Every line of the data that contains the string "with" must be copied.
-- START LISTING --
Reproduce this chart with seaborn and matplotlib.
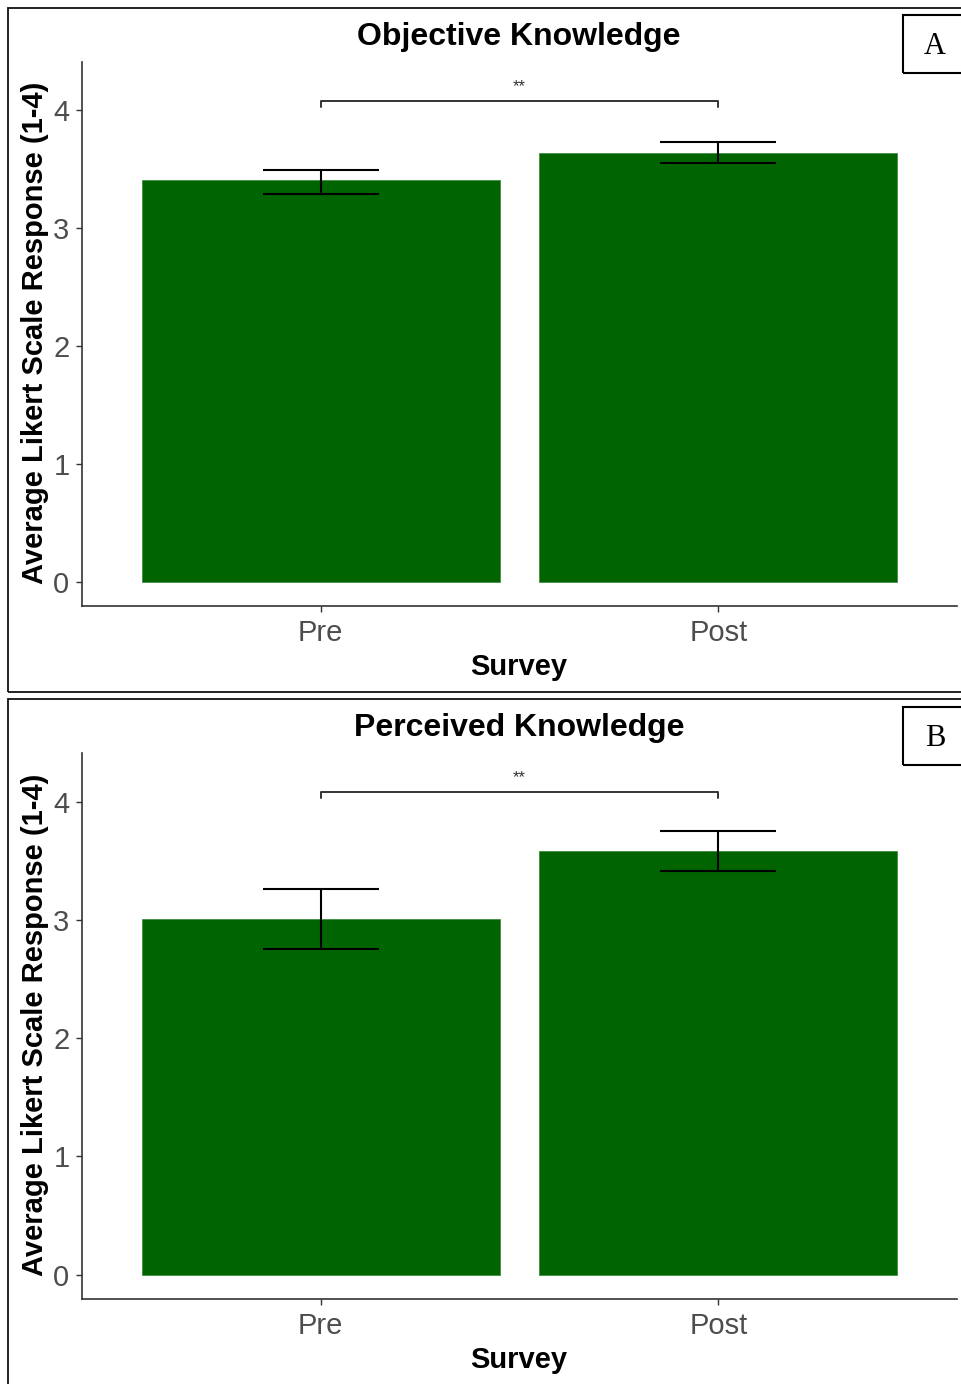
import numpy as np
import pandas as pd
import matplotlib
matplotlib.use("Agg")
import matplotlib.pyplot as plt
import matplotlib.patches as mpatches
import seaborn as sns

sns.set_style("white")
plt.rcParams['font.family'] = ['Liberation Sans', 'DejaVu Sans']

# data
surveys = ["Pre", "Post"]
obj_mean = [3.41, 3.64]
obj_lo = [3.29, 3.55]
obj_hi = [3.49, 3.73]
perc_mean = [3.01, 3.58]
perc_lo = [2.75, 3.41]
perc_hi = [3.26, 3.75]
titles = ["Objective Knowledge", "Perceived Knowledge"]
panel_tags = ["A", "B"]
sig_label = "**"
sig_y = 4.08

W, H = 961, 1384
fig = plt.figure(figsize=(W / 100, H / 100), dpi=100)

def fx(px):
    return px / W

def fy(py):
    return 1 - py / H

# panel geometry in pixels
panels = [
    dict(top=8, bot=692, ax_top=62, ax_bot=606, tag_top=15),
    dict(top=699, bot=1400, ax_top=753, ax_bot=1299, tag_top=707),
]
series = [(obj_mean, obj_lo, obj_hi), (perc_mean, perc_lo, perc_hi)]
grey = "#4d4d4d"

for i, p in enumerate(panels):
    mean, lo, hi = series[i]
    df = pd.DataFrame({"Survey": surveys, "Mean": mean, "lo": lo, "hi": hi})

    # outer frame
    fig.patches.append(mpatches.Rectangle((fx(8), fy(p['bot'])), fx(W), fy(p['top']) - fy(p['bot']),
                                          transform=fig.transFigure, fill=False, ec="#111111", lw=1.3))

    ax = fig.add_axes([fx(82), fy(p['ax_bot']), fx(957 - 82), fy(p['ax_top']) - fy(p['ax_bot'])])
    sns.barplot(data=df, x="Survey", y="Mean", order=surveys, color="#006400", width=0.9,
                errorbar=None, saturation=1, edgecolor="#3f8f3f", linewidth=0.6, ax=ax)
    xs = np.arange(len(surveys))
    ax.errorbar(xs, df["Mean"], yerr=[df["Mean"] - df["lo"], df["hi"] - df["Mean"]],
                fmt="none", ecolor="black", elinewidth=1.5, capsize=42, capthick=1.5)

    # significance bracket
    ax.plot([0, 0, 1, 1], [sig_y - 0.05, sig_y, sig_y, sig_y - 0.05], color="#333333", lw=1.4)
    ax.text(0.5, sig_y + 0.06, sig_label, ha="center", va="bottom", fontsize=12, color="#333333")

    ax.set_xlim(-0.6, 1.6)
    ax.set_ylim(-0.205, 4.41)
    ax.set_yticks([0, 1, 2, 3, 4])
    ax.set_xlabel("")
    ax.set_ylabel("")
    for s in ["top", "right"]:
        ax.spines[s].set_visible(False)
    for s in ["left", "bottom"]:
        ax.spines[s].set_color("#333333")
        ax.spines[s].set_linewidth(1.2)
    ax.tick_params(axis="both", which="both", length=4, width=1.0, color="#333333",
                   labelsize=21, labelcolor=grey, left=True, bottom=True, pad=5)

    # texts
    fig.text(fx(519), fy(p['top'] + 29), titles[i], ha="center", va="center",
             fontsize=23, fontweight="bold", color="black")
    fig.text(fx(519), fy(p['ax_bot'] + 61), "Survey", ha="center", va="center",
             fontsize=21, fontweight="bold", color="black")
    fig.text(fx(35), fy((p['ax_top'] + p['ax_bot']) / 2 - 1), "Average Likert Scale Response (1-4)",
             ha="center", va="center", rotation=90, fontsize=21, fontweight="bold", color="black")

    # panel tag box
    t = p['tag_top']
    fig.patches.append(mpatches.Rectangle((fx(903), fy(t + 58)), fx(80), fy(t) - fy(t + 58),
                                          transform=fig.transFigure, fill=False, ec="black", lw=1.5))
    fig.text(fx(935), fy(t + 31), panel_tags[i], ha="center", va="center", fontsize=22,
             color="black", family=["Liberation Serif", "DejaVu Serif"])

fig.savefig("out.png", dpi=100)
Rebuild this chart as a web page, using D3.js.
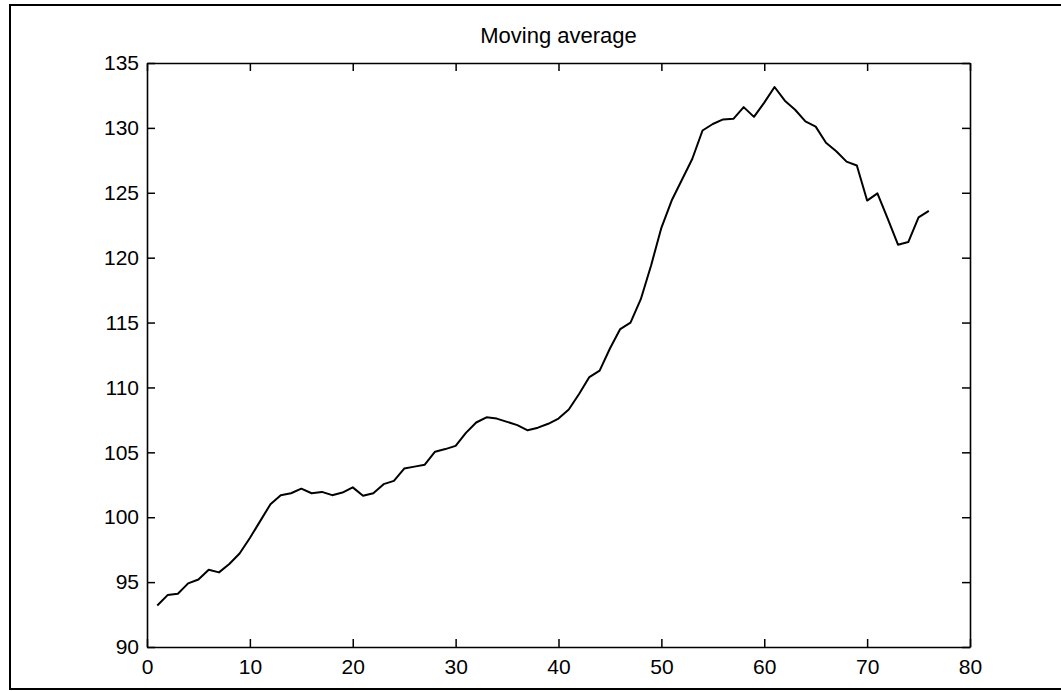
<!DOCTYPE html>
<html>
<head>
<meta charset="utf-8">
<script src="https://cdn.jsdelivr.net/npm/d3@7"></script>
<style>
  body { margin: 0; background: #fff; }
  text { font-family: "Liberation Sans", Arial, sans-serif; fill: #000; }
</style>
</head>
<body>
<div id="plot"></div>
<script>
// data
var xValues = d3.range(1, 77);
var maValues = [
  93.2, 94.0, 94.1, 94.9, 95.2, 95.95, 95.75, 96.4, 97.2, 98.4,
  99.7, 101.0, 101.7, 101.85, 102.2, 101.85, 101.95, 101.7, 101.9, 102.3,
  101.65, 101.85, 102.55, 102.8, 103.75, 103.9, 104.05, 105.05, 105.25, 105.5,
  106.5, 107.3, 107.7, 107.6, 107.35, 107.1, 106.7, 106.9, 107.2, 107.6,
  108.3, 109.5, 110.8, 111.3, 113.0, 114.5, 115.0, 116.8, 119.4, 122.3,
  124.4, 126.0, 127.6, 129.8, 130.3, 130.65, 130.7, 131.6, 130.85, 131.95,
  133.15, 132.1, 131.4, 130.5, 130.1, 128.85, 128.2, 127.4, 127.1, 124.4,
  124.95, 123.0, 121.0, 121.2, 123.1, 123.6
];
var xTicks = [0, 10, 20, 30, 40, 50, 60, 70, 80];
var yTicks = [90, 95, 100, 105, 110, 115, 120, 125, 130, 135];
var chartTitle = "Moving average";

// set the dimensions and margins of the graph
var W = 1061, H = 691;
var margin = {top: 63, right: 91, bottom: 44, left: 147},
    width = W - margin.left - margin.right,
    height = H - margin.top - margin.bottom;
var tickLen = 8;

var svg = d3.select("div#plot")
  .append("svg")
    .attr("width", W)
    .attr("height", H);

// frame of the scanned page
svg.append("path")
  .attr("d", "M1061,5 L10,5 L10,689 L1061,689")
  .attr("fill", "none")
  .attr("stroke", "#000")
  .attr("stroke-width", 2);

var g = svg.append("g")
  .attr("transform", "translate(" + margin.left + "," + margin.top + ")");

var x = d3.scaleLinear().domain([0, 80]).range([0, width]);
var y = d3.scaleLinear().domain([90, 135]).range([height, 0]);

// axes with inward ticks on all four sides
function styleAxis(sel) {
  sel.select(".domain").attr("stroke", "#000").attr("stroke-width", 1.6);
  sel.selectAll(".tick line").attr("stroke", "#000").attr("stroke-width", 1.5);
  sel.selectAll("text").style("font-size", "21px");
}

g.append("g")
  .attr("transform", "translate(0," + height + ")")
  .call(d3.axisBottom(x).tickValues(xTicks).tickSizeInner(-tickLen).tickSizeOuter(0).tickPadding(12))
  .call(styleAxis);

g.append("g")
  .call(d3.axisTop(x).tickValues(xTicks).tickSizeInner(-tickLen).tickSizeOuter(0).tickFormat(""))
  .call(styleAxis);

g.append("g")
  .call(d3.axisLeft(y).tickValues(yTicks).tickSizeInner(-tickLen).tickSizeOuter(0).tickPadding(8))
  .call(styleAxis);

g.append("g")
  .attr("transform", "translate(" + width + ",0)")
  .call(d3.axisRight(y).tickValues(yTicks).tickSizeInner(-tickLen).tickSizeOuter(0).tickFormat(""))
  .call(styleAxis);

// the moving average line
var line = d3.line()
  .x(function (d, i) { return x(xValues[i]); })
  .y(function (d) { return y(d); });

g.append("path")
  .datum(maValues)
  .attr("fill", "none")
  .attr("stroke", "#000")
  .attr("stroke-width", 2)
  .attr("stroke-linejoin", "round")
  .attr("d", line);

// title
g.append("text")
  .attr("x", width / 2)
  .attr("y", -20)
  .attr("text-anchor", "middle")
  .style("font-size", "22px")
  .text(chartTitle);
</script>
</body>
</html>
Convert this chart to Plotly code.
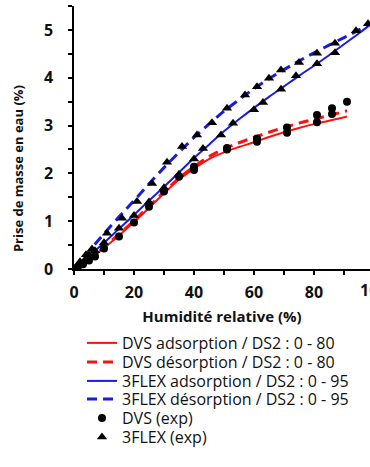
-- END LISTING --
* **RESPONSE FOR THIS EXERCISE**:
Reproduce this chart with seaborn and matplotlib.
// axes with inward ticks on all four sides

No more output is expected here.